But when it's done poorly? It's like trying to read with a constant, annoying buzzing in your ear. Crowded text, clumsy fonts, or weird spacing can instantly pull someone out of the world you’ve created. It screams "amateur," and that's not the first impression you want to make.
More than anything, a professional layout builds trust. Readers are savvy; they instinctively connect high-quality design with high-quality writing. That first glance at the page, whether in a bookstore or a "Look Inside" preview online, can be the make-or-break moment.
Core Components of a Professional Layout
Every great layout is built on a few key pillars. These aren't just random design choices; they're time-tested principles that all work together to create a comfortable, engaging reading experience. We’ll dive deeper into each of these soon, but here’s a quick rundown of what they do:
- Margins and Page Geometry: This is the frame around your text. It ensures words don’t get swallowed by the book's spine (the "gutter") or crowd the edges of the paper.
- Typography: Your font choice, its size, and the spacing between lines have a massive impact on readability. The right typography feels like a clear, effortless voice speaking directly to the reader.
- Structural Consistency: This covers everything from the design of your chapter titles to where the page numbers and running headers are placed. Consistency builds a predictable, professional rhythm that keeps the reader grounded.
Before we get into the nitty-gritty of each component, let's summarize their roles.
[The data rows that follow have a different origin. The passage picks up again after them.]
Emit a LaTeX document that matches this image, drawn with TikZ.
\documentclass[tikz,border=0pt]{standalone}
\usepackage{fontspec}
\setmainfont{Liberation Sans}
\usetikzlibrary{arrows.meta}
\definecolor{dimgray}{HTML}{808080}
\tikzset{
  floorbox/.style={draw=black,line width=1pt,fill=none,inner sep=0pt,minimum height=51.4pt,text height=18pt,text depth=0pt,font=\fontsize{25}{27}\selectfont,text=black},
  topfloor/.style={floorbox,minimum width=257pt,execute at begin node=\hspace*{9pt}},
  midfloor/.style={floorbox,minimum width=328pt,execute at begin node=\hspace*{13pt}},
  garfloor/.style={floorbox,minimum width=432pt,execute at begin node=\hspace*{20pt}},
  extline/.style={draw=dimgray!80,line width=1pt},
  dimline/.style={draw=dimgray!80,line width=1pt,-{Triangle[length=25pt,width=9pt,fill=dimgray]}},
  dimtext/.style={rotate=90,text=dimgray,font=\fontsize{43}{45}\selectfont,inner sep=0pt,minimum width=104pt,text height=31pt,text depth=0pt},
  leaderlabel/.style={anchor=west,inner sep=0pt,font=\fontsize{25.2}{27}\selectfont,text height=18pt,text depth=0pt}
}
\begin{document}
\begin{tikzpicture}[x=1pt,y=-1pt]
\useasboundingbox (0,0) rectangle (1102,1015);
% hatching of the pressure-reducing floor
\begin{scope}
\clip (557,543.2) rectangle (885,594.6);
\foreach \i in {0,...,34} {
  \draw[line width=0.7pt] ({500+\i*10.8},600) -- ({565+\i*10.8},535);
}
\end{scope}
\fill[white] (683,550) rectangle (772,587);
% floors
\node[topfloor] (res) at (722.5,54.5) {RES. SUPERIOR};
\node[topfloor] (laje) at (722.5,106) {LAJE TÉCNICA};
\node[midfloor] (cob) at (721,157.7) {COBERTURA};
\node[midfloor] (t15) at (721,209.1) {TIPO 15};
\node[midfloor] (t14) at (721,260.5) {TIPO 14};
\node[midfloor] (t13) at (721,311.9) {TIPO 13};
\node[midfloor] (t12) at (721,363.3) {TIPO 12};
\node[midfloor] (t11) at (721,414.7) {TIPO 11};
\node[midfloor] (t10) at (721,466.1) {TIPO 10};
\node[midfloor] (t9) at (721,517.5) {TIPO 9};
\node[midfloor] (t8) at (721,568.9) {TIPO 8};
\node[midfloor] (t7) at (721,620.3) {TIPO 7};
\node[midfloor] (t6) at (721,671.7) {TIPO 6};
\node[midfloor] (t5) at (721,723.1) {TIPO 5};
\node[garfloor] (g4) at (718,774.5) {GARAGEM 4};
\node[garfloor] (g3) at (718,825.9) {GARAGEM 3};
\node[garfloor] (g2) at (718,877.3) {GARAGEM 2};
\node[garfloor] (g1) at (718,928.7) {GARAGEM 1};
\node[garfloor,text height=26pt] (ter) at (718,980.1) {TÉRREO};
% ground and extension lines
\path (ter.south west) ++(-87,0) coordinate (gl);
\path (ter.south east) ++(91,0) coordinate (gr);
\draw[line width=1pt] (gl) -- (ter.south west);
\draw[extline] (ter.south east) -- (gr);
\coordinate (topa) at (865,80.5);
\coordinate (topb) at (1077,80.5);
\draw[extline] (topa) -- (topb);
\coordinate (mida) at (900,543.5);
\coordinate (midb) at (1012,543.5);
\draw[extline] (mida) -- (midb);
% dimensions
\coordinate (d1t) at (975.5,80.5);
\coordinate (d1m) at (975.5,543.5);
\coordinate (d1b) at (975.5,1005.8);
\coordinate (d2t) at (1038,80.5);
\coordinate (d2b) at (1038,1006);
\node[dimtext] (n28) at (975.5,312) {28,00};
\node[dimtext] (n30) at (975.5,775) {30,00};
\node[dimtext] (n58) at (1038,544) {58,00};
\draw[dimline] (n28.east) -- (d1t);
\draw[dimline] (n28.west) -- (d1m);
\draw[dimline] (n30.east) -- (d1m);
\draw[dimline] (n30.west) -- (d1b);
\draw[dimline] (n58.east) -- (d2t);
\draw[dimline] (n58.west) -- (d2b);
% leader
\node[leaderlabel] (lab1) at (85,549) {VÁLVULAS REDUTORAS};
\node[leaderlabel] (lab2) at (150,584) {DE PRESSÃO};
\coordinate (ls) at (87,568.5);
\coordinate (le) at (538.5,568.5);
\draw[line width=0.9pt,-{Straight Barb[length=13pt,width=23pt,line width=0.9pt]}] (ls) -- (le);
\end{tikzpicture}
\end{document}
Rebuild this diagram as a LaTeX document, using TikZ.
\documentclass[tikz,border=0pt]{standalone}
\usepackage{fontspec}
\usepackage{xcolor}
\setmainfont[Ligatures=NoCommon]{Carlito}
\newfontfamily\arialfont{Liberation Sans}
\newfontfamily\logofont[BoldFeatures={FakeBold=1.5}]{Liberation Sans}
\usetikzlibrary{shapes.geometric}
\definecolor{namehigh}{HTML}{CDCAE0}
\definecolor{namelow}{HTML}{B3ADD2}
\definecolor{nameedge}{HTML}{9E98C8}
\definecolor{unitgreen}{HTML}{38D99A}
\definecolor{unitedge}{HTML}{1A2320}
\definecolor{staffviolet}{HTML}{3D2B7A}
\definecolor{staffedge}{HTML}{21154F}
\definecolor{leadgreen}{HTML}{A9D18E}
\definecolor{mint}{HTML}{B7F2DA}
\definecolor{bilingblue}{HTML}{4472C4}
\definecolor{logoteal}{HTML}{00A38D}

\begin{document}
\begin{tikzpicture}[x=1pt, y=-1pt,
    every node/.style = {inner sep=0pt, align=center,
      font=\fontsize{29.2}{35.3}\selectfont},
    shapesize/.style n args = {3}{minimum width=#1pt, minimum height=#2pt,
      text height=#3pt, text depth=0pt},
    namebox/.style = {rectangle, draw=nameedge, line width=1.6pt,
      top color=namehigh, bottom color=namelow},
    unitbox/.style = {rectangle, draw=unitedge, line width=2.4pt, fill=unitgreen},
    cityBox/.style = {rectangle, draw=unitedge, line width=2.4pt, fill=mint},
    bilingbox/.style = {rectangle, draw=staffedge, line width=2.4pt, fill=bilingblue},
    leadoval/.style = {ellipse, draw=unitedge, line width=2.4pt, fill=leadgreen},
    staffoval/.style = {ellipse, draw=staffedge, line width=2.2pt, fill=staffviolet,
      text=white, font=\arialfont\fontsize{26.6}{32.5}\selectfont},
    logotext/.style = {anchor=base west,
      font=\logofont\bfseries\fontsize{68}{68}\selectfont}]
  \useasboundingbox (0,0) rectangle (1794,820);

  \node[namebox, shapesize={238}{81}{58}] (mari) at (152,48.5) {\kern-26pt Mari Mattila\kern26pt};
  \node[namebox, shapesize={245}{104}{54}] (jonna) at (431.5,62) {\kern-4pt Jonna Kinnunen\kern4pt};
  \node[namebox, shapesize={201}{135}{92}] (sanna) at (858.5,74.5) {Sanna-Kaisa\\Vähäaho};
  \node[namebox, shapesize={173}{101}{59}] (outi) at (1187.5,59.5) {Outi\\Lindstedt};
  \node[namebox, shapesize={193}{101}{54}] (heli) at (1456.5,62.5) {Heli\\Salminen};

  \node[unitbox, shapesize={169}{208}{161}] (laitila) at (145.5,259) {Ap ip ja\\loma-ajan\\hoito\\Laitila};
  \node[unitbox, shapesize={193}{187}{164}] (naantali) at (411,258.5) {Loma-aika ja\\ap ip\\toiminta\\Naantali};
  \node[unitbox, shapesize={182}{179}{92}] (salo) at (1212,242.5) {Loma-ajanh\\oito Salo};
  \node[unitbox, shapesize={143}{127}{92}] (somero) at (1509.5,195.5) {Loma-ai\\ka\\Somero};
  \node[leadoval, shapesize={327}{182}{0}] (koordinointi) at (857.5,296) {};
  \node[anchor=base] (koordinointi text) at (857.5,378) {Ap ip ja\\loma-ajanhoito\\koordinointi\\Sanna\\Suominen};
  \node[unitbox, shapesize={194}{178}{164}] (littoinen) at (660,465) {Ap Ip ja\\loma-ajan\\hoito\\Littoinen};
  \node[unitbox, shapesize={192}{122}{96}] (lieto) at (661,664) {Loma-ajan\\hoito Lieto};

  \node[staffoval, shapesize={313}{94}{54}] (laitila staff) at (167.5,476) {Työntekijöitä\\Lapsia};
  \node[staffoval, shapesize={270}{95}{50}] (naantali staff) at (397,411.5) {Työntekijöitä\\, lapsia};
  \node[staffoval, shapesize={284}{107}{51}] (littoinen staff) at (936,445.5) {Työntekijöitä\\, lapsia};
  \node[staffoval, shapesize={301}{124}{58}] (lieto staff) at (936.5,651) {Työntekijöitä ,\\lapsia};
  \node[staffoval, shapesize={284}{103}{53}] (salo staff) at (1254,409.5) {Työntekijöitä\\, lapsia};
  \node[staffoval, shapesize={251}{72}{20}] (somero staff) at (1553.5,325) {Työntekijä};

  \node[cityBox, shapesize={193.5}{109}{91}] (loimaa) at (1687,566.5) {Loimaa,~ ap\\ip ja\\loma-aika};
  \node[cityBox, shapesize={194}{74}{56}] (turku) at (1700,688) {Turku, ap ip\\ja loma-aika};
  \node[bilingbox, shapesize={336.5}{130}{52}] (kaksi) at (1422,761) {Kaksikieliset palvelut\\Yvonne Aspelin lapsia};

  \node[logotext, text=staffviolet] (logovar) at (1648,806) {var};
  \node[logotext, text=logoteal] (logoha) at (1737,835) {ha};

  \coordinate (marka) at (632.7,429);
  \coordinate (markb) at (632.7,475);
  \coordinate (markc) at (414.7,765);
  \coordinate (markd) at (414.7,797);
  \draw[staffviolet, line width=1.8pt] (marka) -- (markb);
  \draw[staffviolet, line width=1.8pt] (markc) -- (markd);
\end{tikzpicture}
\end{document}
Key Elements of a Professional Book Layout
This table breaks down the core components of interior book design and explains why each one is so crucial for creating a seamless reading experience.
| Element | Primary Function | Impact on Reader |
|---|---|---|
| Page Geometry & Margins | Frames the text and protects it from the book's physical structure. | Prevents eye strain and ensures no words are lost in the spine. Creates a sense of balance and breathing room. |
| Typography & Fonts | Sets the tone and ensures text is legible and comfortable to read. | A good font is invisible and easy on the eyes. A bad one causes fatigue and distraction. |
| Headers, Footers, & Folios | Provides navigational cues like book title, author name, and page numbers. | Helps the reader orient themselves within the book without being intrusive. |
| Chapter Openings | Signals a new section and sets the visual rhythm of the book. | Creates a moment of pause and visual interest, making the book feel well-paced and organized. |
| Front & Back Matter | Houses essential information like the title page, copyright, and author bio. | Establishes the book's credibility and provides important context for the reader. |
Each of these elements plays a vital part in the reader's journey.
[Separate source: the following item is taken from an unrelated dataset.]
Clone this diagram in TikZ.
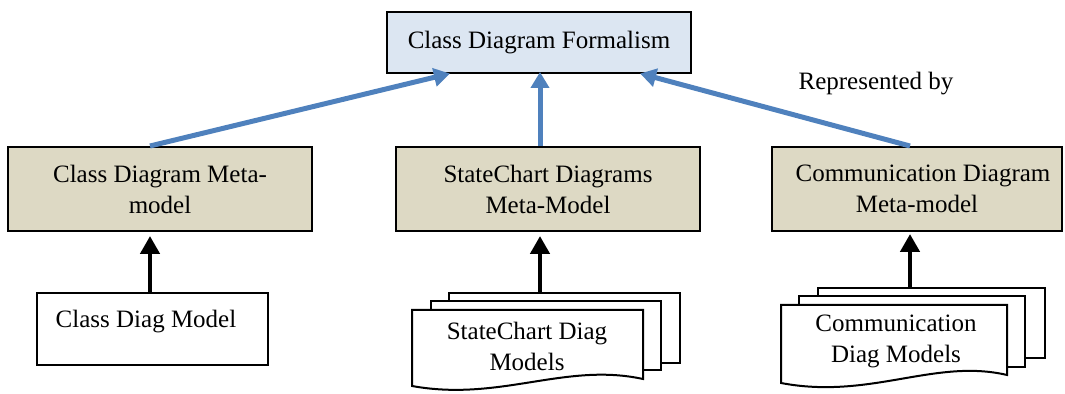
\documentclass[tikz,border=0pt]{standalone}
\usepackage{fontspec}
\setmainfont{Liberation Serif}
\usetikzlibrary{arrows.meta}
\definecolor{formfill}{HTML}{DCE6F2}
\definecolor{metafill}{HTML}{DDD9C4}
\definecolor{linkblue}{HTML}{4F81BD}
\tikzset{
  box/.style={draw=black, line width=1pt, inner sep=0pt, align=center,
    font=\fontsize{12.5}{15.5}\selectfont},
  formbox/.style={box, fill=formfill},
  metabox/.style={box, fill=metafill},
  sheet/.style={draw=black, line width=1pt, fill=white},
  lbl/.style={inner sep=0pt, align=center, font=\fontsize{12.5}{15.5}\selectfont},
  represents/.style={draw=linkblue, line width=2.5pt,
    -{Triangle[width=9pt,length=8pt]}, shorten >=-1pt},
  instanceof/.style={draw=black, line width=2.4pt,
    -{Triangle[width=9.5pt,length=9pt]}},
}
\begin{document}
\begin{tikzpicture}[x=0.5pt, y=-0.5pt]
\useasboundingbox (0,0) rectangle (1065,394);

% top level: the formalism
\node[formbox, minimum width=152pt, minimum height=30.5pt] (form) at (539,42.5)
  {Class Diagram Formalism};

% meta-models
\node[metabox, minimum width=152pt, minimum height=42pt] (cmeta) at (160,189)
  {Class Diagram Meta-\\model};
\node[metabox, minimum width=152pt, minimum height=42pt] (smeta) at (548,189)
  {StateChart Diagrams\\Meta-Model};
\node[metabox, minimum width=145pt, minimum height=42pt] (mmeta) at (917,189)
  {\hspace*{6pt}Communication Diagram\\Meta-model};

\node[lbl] (rep) at (876,84) {Represented by};

% single model
\node[sheet, minimum width=115.5pt, minimum height=36pt, inner sep=0pt] (cmodel) at (152.5,329) {};
\node[lbl] (cmodeltext) at (146,322) {Class Diag Model};

% stacked statechart models
\node[sheet, minimum width=115.5pt, minimum height=35pt, inner sep=0pt, anchor=north west] (sback) at (448,292) {};
\draw[sheet] (431,301) rectangle (661,370);
\draw[sheet] (412,310) -- (643,310) -- (643,379)
  .. controls (565,362) and (500,402) .. (412,386) -- cycle;
\node[lbl] (stext) at (527,346) {StateChart Diag\\Models};

% stacked communication models
\node[sheet, minimum width=113.5pt, minimum height=35pt, inner sep=0pt, anchor=north west] (mback) at (817,287) {};
\draw[sheet] (799,296) rectangle (1025,367);
\draw[sheet] (781,305) -- (1007,305) -- (1007,375)
  .. controls (935,358) and (870,400) .. (781,383) -- cycle;
\node[lbl] (mtext) at (896,341) {Communication\\Diag Models};

% "represented by" links
\draw[represents] (cmeta.north -| 150,0) -- (form.south -| 448,0);
\draw[represents] (smeta.north -| 540,0) -- (form.south -| 540,0);
\draw[represents] (mmeta.north -| 910,0) -- (form.south -| 642,0);

% model-to-meta-model links
\draw[instanceof] (cmodel.north -| 150,0) -- ([yshift=-2pt]cmeta.south -| 150,0);
\draw[instanceof] (sback.north -| 540,0) -- ([yshift=-2pt]smeta.south -| 540,0);
\draw[instanceof] (mback.north -| 910,0) -- ([yshift=-1pt]mmeta.south -| 910,0);
\end{tikzpicture}
\end{document}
A thoughtful layout doesn't just present your words; it honors them. By investing in a solid book layout format, you're showing respect for your own work and, just as importantly, for your reader's time. This guide will give you the blueprint to make smart, professional decisions for your book.
Mastering Trim Size and Page Geometry
Before you even think about typesetting, you have to make two fundamental decisions: your book's trim size and its page geometry. Think of the trim size—the final physical dimensions of your printed book—as choosing the canvas for your masterpiece. It’s a choice that directly impacts the reader's experience, the book's feel in their hands, and even your printing costs.
A sprawling fantasy epic, for example, feels much more at home in a larger format that gives maps and world-building details room to breathe. On the other hand, a slim volume of poetry or a mass-market thriller is all about portability and intimacy. These aren't just random choices; they're conventions baked into reader expectations. For a deeper dive, our guide on how to choose the right standard book size is a great resource.
Understanding Page Geometry: The Frame for Your Words
Once you’ve picked your canvas, it's time to frame the art. This is page geometry, and it’s all about the strategic use of white space—specifically, your margins. Margins aren't just empty borders; they are a critical part of a professional book layout that makes your text readable and aesthetically pleasing.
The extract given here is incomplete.